__Supplied data__:
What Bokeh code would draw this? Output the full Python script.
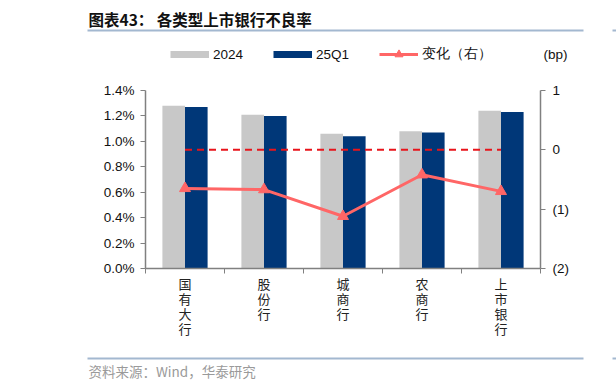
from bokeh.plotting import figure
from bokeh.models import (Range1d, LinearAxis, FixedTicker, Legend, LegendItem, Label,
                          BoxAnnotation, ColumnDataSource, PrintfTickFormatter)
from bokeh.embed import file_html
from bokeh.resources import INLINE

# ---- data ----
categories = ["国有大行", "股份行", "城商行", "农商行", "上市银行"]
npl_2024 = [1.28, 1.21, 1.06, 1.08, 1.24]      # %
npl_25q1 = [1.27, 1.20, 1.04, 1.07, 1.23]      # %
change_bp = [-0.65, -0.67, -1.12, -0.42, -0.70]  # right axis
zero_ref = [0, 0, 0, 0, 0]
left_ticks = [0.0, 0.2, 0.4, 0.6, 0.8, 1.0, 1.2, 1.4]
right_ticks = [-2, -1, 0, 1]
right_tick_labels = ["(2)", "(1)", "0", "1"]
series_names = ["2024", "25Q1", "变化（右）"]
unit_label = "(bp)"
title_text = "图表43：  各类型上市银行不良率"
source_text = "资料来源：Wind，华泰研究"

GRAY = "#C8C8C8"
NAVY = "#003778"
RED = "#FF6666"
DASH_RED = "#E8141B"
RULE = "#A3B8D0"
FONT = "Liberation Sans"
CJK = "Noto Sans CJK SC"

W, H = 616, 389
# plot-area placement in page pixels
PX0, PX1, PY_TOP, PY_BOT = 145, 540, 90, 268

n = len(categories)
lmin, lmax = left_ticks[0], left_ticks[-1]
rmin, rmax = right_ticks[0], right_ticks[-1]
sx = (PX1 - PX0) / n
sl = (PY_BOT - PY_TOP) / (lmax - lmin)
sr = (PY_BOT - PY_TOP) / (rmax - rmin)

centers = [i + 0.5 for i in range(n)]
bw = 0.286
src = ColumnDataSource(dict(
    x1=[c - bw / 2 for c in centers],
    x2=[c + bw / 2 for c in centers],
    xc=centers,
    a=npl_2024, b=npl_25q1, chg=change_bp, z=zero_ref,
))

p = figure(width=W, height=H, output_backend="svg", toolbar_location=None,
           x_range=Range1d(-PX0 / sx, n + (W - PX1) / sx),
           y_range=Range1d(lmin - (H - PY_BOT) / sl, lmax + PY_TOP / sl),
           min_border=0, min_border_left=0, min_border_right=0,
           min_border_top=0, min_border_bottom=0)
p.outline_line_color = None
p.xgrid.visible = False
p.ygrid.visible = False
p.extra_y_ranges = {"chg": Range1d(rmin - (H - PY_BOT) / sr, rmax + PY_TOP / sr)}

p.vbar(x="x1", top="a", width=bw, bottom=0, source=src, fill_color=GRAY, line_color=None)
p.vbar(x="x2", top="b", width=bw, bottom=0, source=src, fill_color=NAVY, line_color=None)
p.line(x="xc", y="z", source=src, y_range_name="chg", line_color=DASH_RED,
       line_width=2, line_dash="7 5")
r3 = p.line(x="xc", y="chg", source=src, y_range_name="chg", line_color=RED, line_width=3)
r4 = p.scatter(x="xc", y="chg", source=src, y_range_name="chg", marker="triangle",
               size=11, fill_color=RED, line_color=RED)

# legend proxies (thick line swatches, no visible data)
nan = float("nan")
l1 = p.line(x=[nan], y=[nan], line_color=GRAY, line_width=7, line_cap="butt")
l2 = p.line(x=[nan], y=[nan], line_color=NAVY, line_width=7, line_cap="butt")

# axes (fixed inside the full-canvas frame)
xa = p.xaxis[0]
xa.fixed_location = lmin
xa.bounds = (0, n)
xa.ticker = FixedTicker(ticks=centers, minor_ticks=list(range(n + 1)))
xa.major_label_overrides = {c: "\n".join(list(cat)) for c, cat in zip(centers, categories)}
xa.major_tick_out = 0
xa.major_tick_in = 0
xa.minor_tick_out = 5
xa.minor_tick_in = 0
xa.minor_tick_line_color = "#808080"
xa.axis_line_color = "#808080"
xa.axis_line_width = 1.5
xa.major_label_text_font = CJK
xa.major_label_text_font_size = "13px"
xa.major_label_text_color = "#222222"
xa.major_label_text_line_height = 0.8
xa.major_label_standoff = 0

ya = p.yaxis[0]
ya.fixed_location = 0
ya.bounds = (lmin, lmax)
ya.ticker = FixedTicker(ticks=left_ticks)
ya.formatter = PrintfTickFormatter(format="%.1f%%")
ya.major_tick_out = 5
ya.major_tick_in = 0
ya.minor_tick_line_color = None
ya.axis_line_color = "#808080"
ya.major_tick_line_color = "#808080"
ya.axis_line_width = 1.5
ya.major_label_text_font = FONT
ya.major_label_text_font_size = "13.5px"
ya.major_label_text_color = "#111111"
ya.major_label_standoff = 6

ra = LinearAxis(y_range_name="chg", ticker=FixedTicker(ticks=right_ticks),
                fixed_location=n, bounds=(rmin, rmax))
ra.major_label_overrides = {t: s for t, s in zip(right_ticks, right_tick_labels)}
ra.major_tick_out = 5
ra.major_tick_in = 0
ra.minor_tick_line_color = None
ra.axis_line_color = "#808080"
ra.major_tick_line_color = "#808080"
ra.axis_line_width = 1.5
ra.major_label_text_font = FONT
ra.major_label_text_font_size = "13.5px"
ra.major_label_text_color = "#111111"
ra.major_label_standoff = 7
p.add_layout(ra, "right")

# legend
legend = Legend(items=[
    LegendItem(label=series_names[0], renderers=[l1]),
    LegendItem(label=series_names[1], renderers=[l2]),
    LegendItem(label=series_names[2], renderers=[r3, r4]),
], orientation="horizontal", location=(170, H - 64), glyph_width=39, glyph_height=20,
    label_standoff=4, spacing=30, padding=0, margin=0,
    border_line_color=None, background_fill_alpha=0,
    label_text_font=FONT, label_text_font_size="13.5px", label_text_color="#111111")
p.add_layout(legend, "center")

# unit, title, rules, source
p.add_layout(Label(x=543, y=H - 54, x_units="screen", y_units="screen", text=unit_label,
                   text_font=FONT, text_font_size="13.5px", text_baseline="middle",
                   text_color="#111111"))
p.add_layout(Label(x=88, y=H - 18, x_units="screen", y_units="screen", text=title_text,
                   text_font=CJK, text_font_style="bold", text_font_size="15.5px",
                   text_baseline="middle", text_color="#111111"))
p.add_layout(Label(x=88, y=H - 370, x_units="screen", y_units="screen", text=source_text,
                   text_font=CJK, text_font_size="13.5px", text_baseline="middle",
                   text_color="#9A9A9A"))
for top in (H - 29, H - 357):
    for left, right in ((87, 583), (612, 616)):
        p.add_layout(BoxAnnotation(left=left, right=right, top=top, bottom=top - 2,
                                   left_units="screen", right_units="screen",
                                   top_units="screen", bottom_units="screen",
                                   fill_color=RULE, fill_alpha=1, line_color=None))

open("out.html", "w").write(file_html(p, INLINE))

__Work to complete__: Find the lines above that contain the word "full" and collect them.

__Exercise solution__:
What Bokeh code would draw this? Output the full Python script.
# axes (fixed inside the full-canvas frame)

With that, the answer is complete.